Maka, keesokan hari setelah pertemuan itu, tanah Mesir heboh. Air di Sungai Nil tiba-tiba habis begitu saja. Nil terus kering hingga tanah pertanian gagal panen, rakyat kelaparan, Mesir dirundung panceklik. Namun, bukan bertaubat agar terbebas dari azab Allah ini, Firaun dan pengikutnya tetap sombong dan berbangga diri. Mereka malah menuding Musa sebagai pembawa sial bagi negeri Mesir.
Maka, Allah pun melanjutkan azab-Nya. Jika sebelumnya kekeringan, Allah kemudian menimpakan banjir besar kepada rakyat Mesir. Lahan subur habis terkikis. Ketika mereka tak tahan lagi dengan banjir, mereka pun mendatangi Musa. "Hai Musa, mohonkanlah untuk kami kepada Tuhanmu dengan (perantaraan) kenabian yang diketahui Allah ada pada sisimu. Sesungguhnya jika kamu dapat menghilangkan azab itu dan pada kami, pasti kami akan beriman kepadamu dan akan kami biarkan Bani Israil pergi bersamamu," ujar para pengikut Firaun.
Musa pun kemudian memanjatkan doa dan segera terijabah. Azab banjir pun reda seketika. Namun begitu azab sirna, mereka ingkar janji. Mereka pun tetap tak beriman kepada kenabian Musa. Allah pun kembali menurunkan azab.
Allah mengirimkan sekawanan belalang yang kemudian memakan habis tanaman. Warga Mesir kembali kelaparan. Lalu, mereka pun kembali kepada Musa dan meminta hal sama. "Hai Musa, mohonkanlah untuk kami kepada Tuhanmu dengan (perantaraan) kenabian yang diketahui Allah ada pada sisimu. Sesungguhnya jika kamu dapat menghilangkan azab itu dan pada kami, pasti kami akan beriman kepadamu dan akan kami biarkan Bani Israil pergi bersamamu," kata mereka.

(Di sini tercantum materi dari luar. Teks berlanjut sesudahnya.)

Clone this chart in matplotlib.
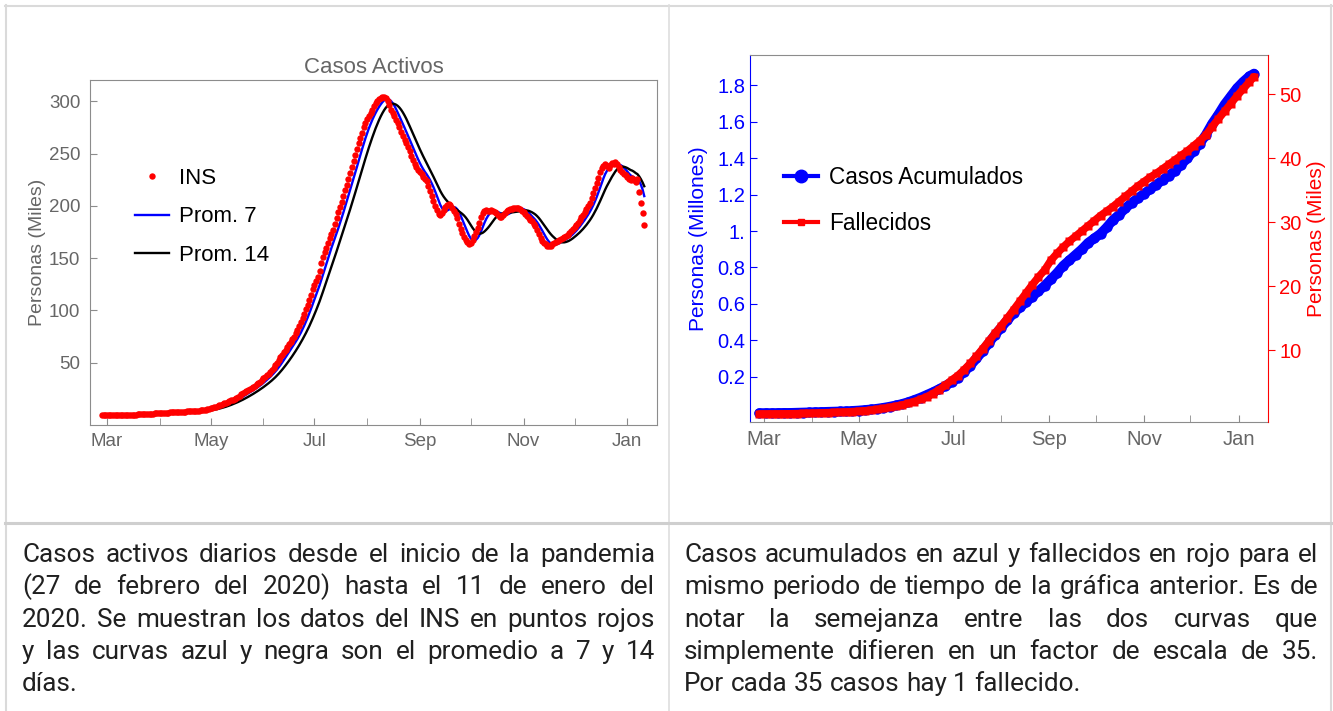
import matplotlib
matplotlib.use("Agg")
import matplotlib.pyplot as plt
import matplotlib.dates as mdates
from matplotlib.lines import Line2D
import pandas as pd

# casos activos INS (miles), diario desde 27 feb 2020 hasta 11 ene 2021
feb_mar = [0, 0, 0, 0, 0, 0, 0, 0, 0, 0.01, 0.02, 0.03, 0.05, 0.08, 0.1, 0.15, 0.2,
           0.25, 0.3, 0.35, 0.4, 0.45, 0.5, 0.6, 0.7, 0.8, 0.9, 1.0, 1.1, 1.2, 1.3, 1.4, 1.5, 1.6]
abr = [1.8, 1.9, 2.0, 2.1, 2.2, 2.3, 2.4, 2.5, 2.6, 2.7, 2.8, 2.9, 3.0, 3.1, 3.2,
       3.3, 3.4, 3.5, 3.6, 3.7, 3.8, 3.9, 4.0, 4.2, 4.4, 4.6, 4.8, 5.0, 5.3, 5.6]
may = [6.5, 7.0, 7.5, 8.0, 8.6, 9.2, 9.8, 10.4, 11.0, 11.7, 12.4, 13.1, 13.9, 14.7, 15.6,
       16.6, 17.6, 18.6, 19.6, 20.6, 21.6, 22.6, 23.6, 24.6, 25.7, 26.8, 28.0, 29.2, 30.5, 31.8, 33.0]
jun = [35, 36.5, 38, 39.5, 41, 43, 45, 47.5, 50, 52.5, 55, 57.5, 60, 62.5, 65,
       67.5, 70, 72.5, 75, 78, 81, 85, 89, 93, 97, 101, 105.5, 110, 115, 120]
jul = [124, 128, 132, 138, 145, 151, 156, 160, 164, 169, 173, 177, 183, 188, 194, 199,
       204, 209, 215, 220, 226, 231, 237, 243, 249, 254, 260, 265, 270, 275, 279]
ago = [283, 286, 289, 292, 295, 298, 300, 302, 303, 304, 304, 303, 300, 296, 292, 289,
       286, 282, 279, 275, 271, 267, 263, 260, 256, 252, 248, 244, 240, 237, 234]
sep = [232, 230, 228, 226, 224, 219, 214, 209, 205, 200, 196, 192, 191, 193, 196,
       199, 201, 202, 201, 198, 195, 192, 188, 183, 178, 174, 170, 167, 165, 163]
octu = [164, 167, 171, 175, 179, 184, 189, 193, 195, 196, 195, 195, 196, 195, 194, 193,
        191, 189, 189, 191, 193, 195, 196, 197, 197, 198, 198, 198, 198, 197, 195]
nov = [194, 192, 190, 188, 186, 185, 183, 181, 177, 173, 169, 166, 164, 163, 162,
       162, 162, 163, 164, 165, 166, 167, 168, 169, 170, 171, 172, 174, 176, 178]
dic = [180, 182, 184, 186, 189, 191, 194, 197, 200, 203, 207, 212, 217, 222, 227, 232,
       236, 238, 240, 238, 236, 239, 241, 240, 242, 240, 237, 234, 232, 230, 229]
ene = [228, 226, 225, 227, 225, 223, 226, 213, 203, 193, 182]

# acumulados cada 4 dias: casos (millones) y fallecidos (miles)
casos = [0, 0, 0, 0.0005, 0.001, 0.001, 0.002, 0.003, 0.004, 0.005,
         0.006, 0.007, 0.008, 0.009, 0.010, 0.012, 0.014, 0.017, 0.020, 0.024,
         0.029, 0.035, 0.042, 0.050, 0.060, 0.072, 0.085, 0.100, 0.115, 0.132,
         0.150, 0.170, 0.195, 0.225, 0.260, 0.300, 0.340, 0.385, 0.430, 0.470,
         0.510, 0.550, 0.580, 0.610, 0.640, 0.670, 0.700, 0.735, 0.770, 0.810,
         0.840, 0.870, 0.900, 0.935, 0.960, 0.985, 1.020, 1.060, 1.090, 1.125,
         1.155, 1.180, 1.205, 1.230, 1.255, 1.280, 1.305, 1.330, 1.365, 1.400,
         1.440, 1.480, 1.530, 1.590, 1.640, 1.695, 1.740, 1.785, 1.820, 1.850, 1.865]
fallecidos = [0, 0, 0, 0.01, 0.02, 0.03, 0.05, 0.08, 0.1, 0.13,
              0.17, 0.2, 0.24, 0.28, 0.32, 0.37, 0.43, 0.5, 0.6, 0.72,
              0.86, 1.02, 1.2, 1.4, 1.65, 1.95, 2.3, 2.7, 3.2, 3.8,
              4.5, 5.3, 6.0, 6.9, 7.9, 9.0, 10.2, 11.4, 12.6, 13.8,
              15.0, 16.3, 17.6, 18.9, 20.2, 21.4, 22.5, 24.0, 25.1, 26.1,
              27.0, 27.8, 28.6, 29.4, 30.2, 31.0, 31.7, 32.4, 33.2, 34.0,
              34.8, 35.6, 36.3, 37.0, 37.6, 38.3, 39.0, 39.7, 40.4, 41.1,
              41.9, 42.7, 43.6, 44.9, 46.1, 47.3, 48.5, 49.7, 50.8, 51.9, 52.7]

ticks_millones = [0.2, 0.4, 0.6, 0.8, 1.0, 1.2, 1.4, 1.6, 1.8]
etiquetas_millones = ["0.2", "0.4", "0.6", "0.8", "1.", "1.2", "1.4", "1.6", "1.8"]
ticks_miles = [10, 20, 30, 40, 50]
ticks_activos = [50, 100, 150, 200, 250, 300]

texto_izq = ["Casos activos diarios desde el inicio de la pandemia",
             "(27 de febrero del 2020) hasta el 11 de enero del",
             "2020. Se muestran los datos del INS en puntos rojos",
             "y las curvas azul y negra son el promedio a 7 y 14",
             "días."]
texto_der = ["Casos acumulados en azul y fallecidos en rojo para el",
             "mismo periodo de tiempo de la gráfica anterior. Es de",
             "notar la semejanza entre las dos curvas que",
             "simplemente difieren en un factor de escala de 35.",
             "Por cada 35 casos hay 1 fallecido."]

W, H = 1333, 711
GRIS = "#666666"
plt.rcParams["font.family"] = ["Liberation Sans", "DejaVu Sans"]


def box(l, t, r, b):
    return [l / W, 1 - b / H, (r - l) / W, (b - t) / H]


fig = plt.figure(figsize=(W / 100, H / 100), dpi=100)

# ---- grafica izquierda: casos activos
dias = pd.date_range("2020-02-27", "2021-01-11", freq="D")
activos = pd.Series(feb_mar + abr + may + jun + jul + ago + sep + octu + nov + dic + ene, index=dias)
prom7 = activos.rolling(7, min_periods=1).mean()
prom14 = activos.rolling(14, min_periods=1).mean()

ax1 = fig.add_axes(box(90, 80, 657, 425))
ax1.plot(dias, prom7, color="blue", lw=1.7, label="Prom. 7", zorder=2)
ax1.plot(dias, prom14, color="black", lw=1.7, label="Prom. 14", zorder=2)
ax1.plot(dias, activos, "o", color="red", ms=4.6, mec="none", label="INS", zorder=3)
ax1.set_xlim(pd.Timestamp("2020-02-20"), pd.Timestamp("2021-01-18 12:00"))
ax1.set_ylim(-9.6, 320.3)
ax1.set_yticks(ticks_activos)
ax1.set_title("Casos Activos", color=GRIS, fontsize=16, pad=5)
ax1.set_ylabel("Personas (Miles)", color=GRIS, fontsize=14)
ax1.yaxis.set_label_coords(-0.078, 0.5)
h, l = ax1.get_legend_handles_labels()
ax1.legend([h[2], h[0], h[1]], [l[2], l[0], l[1]], loc="upper left",
           bbox_to_anchor=(0.079, 0.745), frameon=False, fontsize=16,
           handlelength=1.55, handletextpad=0.45, labelspacing=0.78,
           borderaxespad=0, borderpad=0, numpoints=1)

# ---- grafica derecha: acumulados
fechas = pd.date_range("2020-02-27", periods=80, freq="4D").append(pd.DatetimeIndex(["2021-01-11"]))
ax2 = fig.add_axes(box(750, 55, 1268, 422))
ax3 = ax2.twinx()
ax2.plot(fechas, casos, "-o", color="blue", lw=7, ms=7.5, mec="none", solid_capstyle="round")
ax3.plot(fechas, fallecidos, "-s", color="red", lw=5.5, ms=5.5, mec="none", solid_capstyle="round")
ax2.set_xlim(pd.Timestamp("2020-02-21"), pd.Timestamp("2021-01-20"))
ax2.set_ylim(-0.049, 1.967)
ax3.set_ylim(-1.25, 56.1)
ax2.set_yticks(ticks_millones)
ax2.set_yticklabels(etiquetas_millones)
ax3.set_yticks(ticks_miles)
ax2.set_ylabel("Personas (Millones)", color="blue", fontsize=15)
ax2.yaxis.set_label_coords(-0.081, 0.5)
ax3.set_ylabel("Personas (Miles)", color="red", fontsize=15, rotation=90)
ax3.yaxis.set_label_coords(1.075, 0.5)
leyenda = [Line2D([], [], color="blue", lw=3, marker="o", ms=9),
           Line2D([], [], color="red", lw=3, marker="s", ms=5)]
ax3.legend(leyenda, ["Casos Acumulados", "Fallecidos"], loc="upper left",
           bbox_to_anchor=(0.066, 0.697), frameon=False, fontsize=16.3,
           handlelength=1.5, handletextpad=0.5, labelspacing=1.0,
           borderaxespad=0, borderpad=0, numpoints=1)

for ax, tam in ((ax1, 13.5), (ax2, 14.5)):
    ax.xaxis.set_major_locator(mdates.MonthLocator(bymonth=[1, 3, 5, 7, 9, 11]))
    ax.xaxis.set_major_formatter(mdates.DateFormatter("%b"))
    ax.xaxis.set_minor_locator(mdates.MonthLocator())
    ax.tick_params(axis="x", which="both", direction="in", length=5, color="#8c8c8c",
                   labelcolor=GRIS, labelsize=tam, pad=6)
    for s in ax.spines.values():
        s.set_color("#8c8c8c")

ax1.tick_params(axis="y", direction="in", length=5, color="#8c8c8c", labelcolor=GRIS,
                labelsize=13.5, pad=7)
ax2.tick_params(axis="y", direction="in", length=5, color="blue", labelcolor="blue",
                labelsize=14.5, pad=3.5)
ax2.spines["left"].set_color("blue")
ax2.spines["right"].set_visible(False)
for s in ("left", "top", "bottom"):
    ax3.spines[s].set_visible(False)
ax3.spines["right"].set_color("red")
ax3.tick_params(axis="y", direction="out", length=5, color="red", labelcolor="red",
                labelsize=14.5, pad=3)

# ---- tabla
def linea(x0, y0, x1, y1, color, lw):
    fig.add_artist(Line2D([x0 / W, x1 / W], [1 - y0 / H, 1 - y1 / H],
                          transform=fig.transFigure, color=color, lw=lw))

linea(5, 6, W, 6, "#dadada", 1.5)
linea(6, 5, 6, H, "#dadada", 1.5)
linea(1331, 5, 1331, H, "#dadada", 1.5)
linea(669, 5, 669, H, "#dedede", 1.2)
linea(5, 523, W, 523, "#cfcfcf", 2.2)

# ---- textos justificados
renderer = fig.canvas.get_renderer()
FUENTE = dict(fontsize=18.8, family=["Roboto", "DejaVu Sans"])


def parrafo(lineas, x0, x1, y0, paso):
    for i, frase in enumerate(lineas):
        y = 1 - (y0 + i * paso) / H
        palabras = frase.split(" ")
        objs = [fig.text(0, y, p, color="#202020", va="baseline", **FUENTE) for p in palabras]
        anchos = [t.get_window_extent(renderer).width for t in objs]
        if i == len(lineas) - 1:
            esp = fig.text(0, 0, "a a", **FUENTE)
            e2 = fig.text(0, 0, "aa", **FUENTE)
            hueco = esp.get_window_extent(renderer).width - e2.get_window_extent(renderer).width
            esp.remove()
            e2.remove()
        else:
            hueco = (x1 - x0 - sum(anchos)) / (len(palabras) - 1)
        x = x0
        for t, a in zip(objs, anchos):
            t.set_x(x / W)
            x += a + hueco


parrafo(texto_izq, 22, 655, 562, 32.3)
parrafo(texto_der, 684, 1318, 562, 32.3)

fig.savefig("out.png", dpi=100)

Azab belalang pun usai. Namun lagi-lagi, mereka kembali ingkar. Allah memberikan azab kembali dengan mengirim sekawanan kutu. Tiba-tiba wabah penyakit akibat kutu itu pun melanda tanah Cleopatra. Saat merasa sulit, mereka pun kembali kepada Musa dan meminta hal yang sama. Musa dengan sabar mengabulkan dengan harapan mereka akan sadar.
Namun, mereka kembali ingkar. Allah pun tak segan mengirimkan kembali azab. Kali ini, dikirimkan sekelompok katak. Tiba-tiba Mesir dipenuhi sesak oleh katak yang terus melompat-lompat, banyak sekali jumlahnya. Rakyat Mesir hidup dipenuhi katak-katak itu. Tertekan, mereka kembali lagi kepada Musa, dengan permintaan yang sama. Namun, ini hanyalah mengulang seperti sebelumnya. Azab dihilangkan, mereka kembali ingkar, demkian seterusnya.

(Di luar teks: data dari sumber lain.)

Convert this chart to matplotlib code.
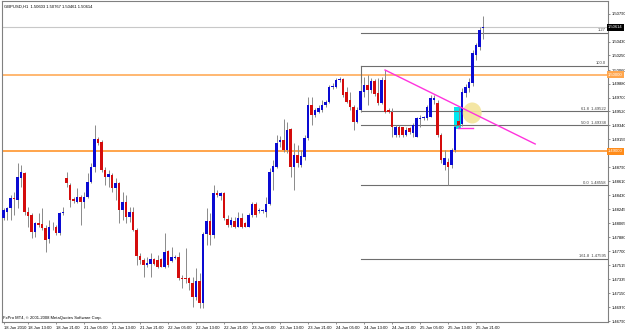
import numpy as np
import matplotlib.pyplot as plt
from matplotlib.patches import Rectangle, Ellipse

# GBPUSD H1, 18 Jun 2010 05:00 .. 25 Jun 2010 23:00 (one value per bar)
opens = [1.48128, 1.48215, 1.48258, 1.48389, 1.48367, 1.48649, 1.48714, 1.48215, 1.48172, 1.47954,
         1.48063, 1.48050, 1.48006, 1.47854, 1.48011, 1.48019, 1.47933, 1.48193, 1.48649, 1.48562,
         1.48376, 1.48345, 1.48410, 1.48345, 1.48410, 1.48606, 1.48801, 1.49157, 1.49127, 1.48758,
         1.48662, 1.48693, 1.48519, 1.48584, 1.48237, 1.48345, 1.48150, 1.48215, 1.47976, 1.47642,
         1.47585, 1.47520, 1.47533, 1.47594, 1.47585, 1.47594, 1.47498, 1.47702, 1.47572, 1.47611,
         1.47620, 1.47346, 1.47351, 1.47346, 1.47290, 1.47099, 1.47312, 1.47029, 1.47924, 1.48098,
         1.47911, 1.48462, 1.48423, 1.48454, 1.48115, 1.48041, 1.48098, 1.48019, 1.48137, 1.48072,
         1.48019, 1.48172, 1.48315, 1.48219, 1.48219, 1.48215, 1.48315, 1.48736, 1.48801, 1.49127,
         1.49149, 1.49018, 1.49292, 1.48793, 1.48953, 1.48822, 1.48931, 1.49170, 1.49604, 1.49474,
         1.49518, 1.49539, 1.49604, 1.49648, 1.49835, 1.49843, 1.49930, 1.49939, 1.49778, 1.49670,
         1.49583, 1.49387, 1.49539, 1.49778, 1.49865, 1.49800, 1.49921, 1.49756, 1.49626, 1.49930,
         1.49539, 1.49518, 1.49213, 1.49322, 1.49313, 1.49213, 1.49300, 1.49235, 1.49192, 1.49426,
         1.49431, 1.49431, 1.49452, 1.49670, 1.49630, 1.49213, 1.48823, 1.48862, 1.48823, 1.49018,
         1.49396, 1.49357, 1.49761, 1.49826, 1.49891, 1.50256, 1.50360, 1.50603]
highs = [1.48258, 1.48280, 1.48432, 1.48476, 1.48845, 1.48823, 1.48736, 1.48280, 1.48193, 1.48085,
         1.48193, 1.48258, 1.48041, 1.48106, 1.48085, 1.48041, 1.48215, 1.48280, 1.48736, 1.48584,
         1.48410, 1.48519, 1.48432, 1.48476, 1.48714, 1.48845, 1.49344, 1.49192, 1.49149, 1.48801,
         1.48758, 1.48714, 1.48649, 1.48606, 1.48476, 1.48432, 1.48280, 1.48280, 1.47998, 1.47672,
         1.47607, 1.47629, 1.47672, 1.47607, 1.47650, 1.47607, 1.47941, 1.47715, 1.47759, 1.47650,
         1.47694, 1.47390, 1.47737, 1.47368, 1.47368, 1.47477, 1.47411, 1.47954, 1.48258, 1.48193,
         1.48562, 1.48497, 1.48476, 1.48476, 1.48172, 1.48150, 1.48150, 1.48215, 1.48193, 1.48085,
         1.48193, 1.48345, 1.48345, 1.48258, 1.48245, 1.48410, 1.48780, 1.48888, 1.49214, 1.49201,
         1.49418, 1.49388, 1.49301, 1.49105, 1.49084, 1.49018, 1.49213, 1.49713, 1.49713, 1.49561,
         1.49604, 1.49670, 1.49670, 1.49865, 1.49887, 1.49952, 1.49973, 1.49952, 1.49843, 1.49778,
         1.49604, 1.49583, 1.49887, 1.49973, 1.49995, 1.49952, 1.49939, 1.49952, 1.49973, 1.50060,
         1.49561, 1.49561, 1.49344, 1.49344, 1.49322, 1.49322, 1.49322, 1.49366, 1.49452, 1.49474,
         1.49461, 1.49604, 1.49735, 1.49735, 1.49670, 1.49240, 1.49018, 1.48914, 1.49044, 1.49344,
         1.49565, 1.49826, 1.49878, 1.49956, 1.50321, 1.50412, 1.50621, 1.50767]
lows = [1.48106, 1.48106, 1.48106, 1.48172, 1.48258, 1.48541, 1.48172, 1.48019, 1.47867, 1.47889,
        1.48019, 1.47976, 1.47694, 1.47802, 1.47976, 1.47911, 1.47911, 1.48172, 1.48541, 1.48280,
        1.48324, 1.48324, 1.48041, 1.48258, 1.48389, 1.48584, 1.48736, 1.49084, 1.48736, 1.48562,
        1.48541, 1.48476, 1.48367, 1.48063, 1.48106, 1.48063, 1.48085, 1.47967, 1.47520, 1.47533,
        1.47368, 1.47498, 1.47368, 1.47520, 1.47477, 1.47490, 1.47477, 1.47498, 1.47563, 1.47594,
        1.47325, 1.47216, 1.47281, 1.47194, 1.46977, 1.47064, 1.46955, 1.46955, 1.47781, 1.47781,
        1.47867, 1.48410, 1.48367, 1.48106, 1.48019, 1.48019, 1.47998, 1.48011, 1.47998, 1.48011,
        1.48011, 1.48150, 1.48150, 1.48193, 1.48202, 1.48150, 1.48302, 1.48497, 1.48780, 1.49053,
        1.48997, 1.48975, 1.48671, 1.48497, 1.48801, 1.48801, 1.48888, 1.49148, 1.49344, 1.49452,
        1.49496, 1.49518, 1.49583, 1.49635, 1.49808, 1.49821, 1.49908, 1.49713, 1.49626, 1.49539,
        1.49279, 1.49366, 1.49518, 1.49713, 1.49604, 1.49756, 1.49722, 1.49604, 1.49617, 1.49505,
        1.49496, 1.49192, 1.49192, 1.49192, 1.49183, 1.49200, 1.49226, 1.49192, 1.49183, 1.49322,
        1.49409, 1.49409, 1.49444, 1.49617, 1.49187, 1.48849, 1.48757, 1.48558, 1.48783, 1.48992,
        1.49305, 1.49331, 1.49709, 1.49774, 1.49852, 1.50191, 1.50321, 1.50461]
closes = [1.48237, 1.48258, 1.48389, 1.48376, 1.48671, 1.48736, 1.48215, 1.48158, 1.47954, 1.48063,
          1.48041, 1.48006, 1.47846, 1.48011, 1.48019, 1.47933, 1.48193, 1.48215, 1.48584, 1.48367,
          1.48358, 1.48410, 1.48345, 1.48410, 1.48606, 1.48801, 1.49157, 1.49114, 1.48758, 1.48662,
          1.48706, 1.48519, 1.48584, 1.48237, 1.48345, 1.48150, 1.48215, 1.47976, 1.47642, 1.47585,
          1.47520, 1.47550, 1.47594, 1.47533, 1.47498, 1.47498, 1.47694, 1.47520, 1.47629, 1.47629,
          1.47346, 1.47333, 1.47338, 1.47290, 1.47099, 1.47312, 1.47029, 1.47924, 1.48098, 1.47911,
          1.48462, 1.48432, 1.48454, 1.48128, 1.48041, 1.48106, 1.48019, 1.48137, 1.48019, 1.48019,
          1.48172, 1.48315, 1.48172, 1.48237, 1.48237, 1.48315, 1.48736, 1.48810, 1.49105, 1.49149,
          1.49018, 1.49279, 1.48801, 1.48953, 1.48845, 1.48940, 1.49170, 1.49604, 1.49474, 1.49539,
          1.49561, 1.49604, 1.49648, 1.49843, 1.49852, 1.49930, 1.49943, 1.49735, 1.49648, 1.49583,
          1.49387, 1.49539, 1.49791, 1.49865, 1.49800, 1.49921, 1.49748, 1.49626, 1.49930, 1.49518,
          1.49518, 1.49322, 1.49322, 1.49213, 1.49213, 1.49279, 1.49257, 1.49344, 1.49431, 1.49439,
          1.49444, 1.49583, 1.49691, 1.49696, 1.49213, 1.48888, 1.48914, 1.48797, 1.49018, 1.49318,
          1.49344, 1.49774, 1.49839, 1.49904, 1.50282, 1.50386, 1.50582, 1.50614]

time_labels = ["18 Jun 2010", "18 Jun 13:00", "18 Jun 21:00", "21 Jun 05:00", "21 Jun 13:00",
               "21 Jun 21:00", "22 Jun 05:00", "22 Jun 13:00", "22 Jun 21:00", "23 Jun 05:00",
               "23 Jun 13:00", "23 Jun 21:00", "24 Jun 05:00", "24 Jun 13:00", "24 Jun 21:00",
               "25 Jun 05:00", "25 Jun 13:00", "25 Jun 21:00"]
time_label_bars = [0, 7, 15, 23, 31, 39, 47, 55, 63, 71, 79, 87, 95, 103, 111, 119, 127, 135]

# right scale (1.50610 and 1.48970 sit under the price boxes)
price_labels = ["1.46790", "1.46970", "1.47150", "1.47335", "1.47515", "1.47700", "1.47880",
                "1.48065", "1.48245", "1.48430", "1.48610", "1.48790", "1.48970", "1.49155",
                "1.49340", "1.49520", "1.49700", "1.49880", "1.50060", "1.50250", "1.50430",
                "1.50610", "1.50790"]
hidden_labels = ["1.48970", "1.50610"]

# horizontal support / resistance lines
levels = [1.50000, 1.49000]
level_labels = ["1.50000", "1.49000"]

# fibonacci object
fib_bar = 102
fib_prices = [1.50542, 1.50118, 1.49522, 1.49338, 1.48558, 1.47595]
fib_texts = ["1.27", "100.0", "61.8  1.49522", "50.0  1.49338", "0.0  1.48558", "161.8  1.47595"]

# trend line + marks
trend_bars = [109, 151.9]
trend_prices = [1.50060, 1.49096]
mark_bars = [129.9, 134.1]
mark_price = 1.49305
box_bars = [128.7, 130.7]
box_prices = [1.49292, 1.49578]
circle_bar, circle_price = 133.9, 1.49500

bid = 1.50614
header = "GBPUSD,H1  1.50603 1.50767 1.50461 1.50614"
footer = "FxPro MT4, \u00a9 2001-2008 MetaQuotes Software Corp."

plt.rcParams['font.family'] = ['Liberation Sans', 'DejaVu Sans']
fs = 3.0
fig = plt.figure(figsize=(6.25, 3.30), dpi=100)
ax = fig.add_axes([2/625, 8/330, 606/625, 321/330])
ax.set_xlim(-0.43, 172.7)
ax.set_ylim(1.46777, 1.50959)

x = np.arange(len(opens))
o = np.array(opens)
h = np.array(highs)
l = np.array(lows)
c = np.array(closes)
up = c >= o

# background objects
ax.add_patch(Rectangle((box_bars[0], box_prices[0]), box_bars[1] - box_bars[0],
                       box_prices[1] - box_prices[0], color='#00e8f0', zorder=1, lw=0))
ax.axhline(bid, color='#c8c8c8', lw=0.8, zorder=1)
ax.axhline(levels[0], color='#ffb266', lw=1.3, zorder=2)
ax.axhline(levels[1], color='#ff8c1a', lw=1.1, zorder=2)

for p, t in zip(fib_prices, fib_texts):
    ax.plot([fib_bar, 172.7], [p, p], color='#6e6e6e', lw=0.8, zorder=2)
    ax.text(172.1, p + 0.00010, t, fontsize=fs, color='#404040', ha='right', va='bottom', zorder=6)
ax.plot([fib_bar, fib_bar], [fib_prices[1], fib_prices[2]], color='#6e6e6e', lw=0.8, zorder=2)

# candles
ax.vlines(x, l, h, color='#8a8a8a', lw=0.7, zorder=3)
body_lo = np.minimum(o, c)
body_h = np.maximum(np.abs(c - o), 0.00007)
cols = ['#0a0ad2' if u else '#d40c0c' for u in up]
ax.bar(x, body_h, bottom=body_lo, width=0.72, color=cols, lw=0, zorder=4)

ax.add_patch(Ellipse((circle_bar, circle_price), 5.4, 0.00274, color='#f3e49a', alpha=0.9, lw=0, zorder=5))
ax.plot(trend_bars, trend_prices, color='#ff33dd', lw=1.0, zorder=6)
ax.plot(mark_bars, [mark_price, mark_price], color='#ff33dd', lw=1.0, zorder=6)

# axes look
for s in ax.spines.values():
    s.set_color('#808080')
    s.set_linewidth(0.8)
ax.yaxis.tick_right()
ax.set_yticks([float(v) for v in price_labels])
ax.set_yticklabels(['' if v in hidden_labels else v for v in price_labels])
ax.set_xticks(time_label_bars)
ax.set_xticklabels(time_labels, ha='left')
ax.tick_params(axis='both', labelsize=fs, length=1.5, width=0.6, color='#808080', pad=1.2)

tr = ax.get_yaxis_transform()
ax.text(1.0, bid, "1.50614", transform=tr, fontsize=fs, color='white', va='center', ha='left',
        bbox=dict(boxstyle='square,pad=0.35', fc='black', ec='none'), zorder=10, clip_on=False)
ax.text(1.0, levels[0], level_labels[0], transform=tr, fontsize=fs, color='white', va='center', ha='left',
        bbox=dict(boxstyle='square,pad=0.35', fc='#ffa64d', ec='none'), zorder=10, clip_on=False)
ax.text(1.0, levels[1], level_labels[1], transform=tr, fontsize=fs, color='white', va='center', ha='left',
        bbox=dict(boxstyle='square,pad=0.35', fc='#ff8c1a', ec='none'), zorder=10, clip_on=False)

ax.text(0.004, 0.988, header, transform=ax.transAxes, fontsize=fs, va='top', ha='left')
ax.text(0.002, 0.006, footer, transform=ax.transAxes, fontsize=fs, va='bottom', ha='left')

fig.savefig('out.png', dpi=100)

Maka, Allah pun kembali mengirim azab-Nya. Allah Ta'ala mengubah air Nil menjadi darah dengan bau anyir yang menyengat. Ajaibnya, ketika Musa dan pengikutnya meminum air itu, maka bagi mereka itu bukanlah darah, melainkan air biasa. Jika rakyat Mesir pengingkar kenabian Musa ingin meminumnya, tiba-tiba air berubah menjadi darah.
Seperti sebelum-sebelumnya, mereka pun mendatangi Musa dan mengatakan hal sama. Namun, setelah Musa memanjatkan doa dan azab telah diangkat, mereka pun kembali pada keingkaran. Bertubi-tubi Allah menimpakan azab. Tentu saja, bagi orang yang berakal, itu lebih dari cukup untuk menunjukkan kenabian Musa dan keesaan Allah. Namun, warga Mesir telah buta hati. Mereka telah tersesat.
Kisah tentang azab bagi rakyat Mesir ini dikisahkan dalam Alquran surah al-Araf ayat 130-136. Kisah lengkapnya, rujuklah Stories of the Prophets atau Qashashul Anbiya karya Ibnu Katsir.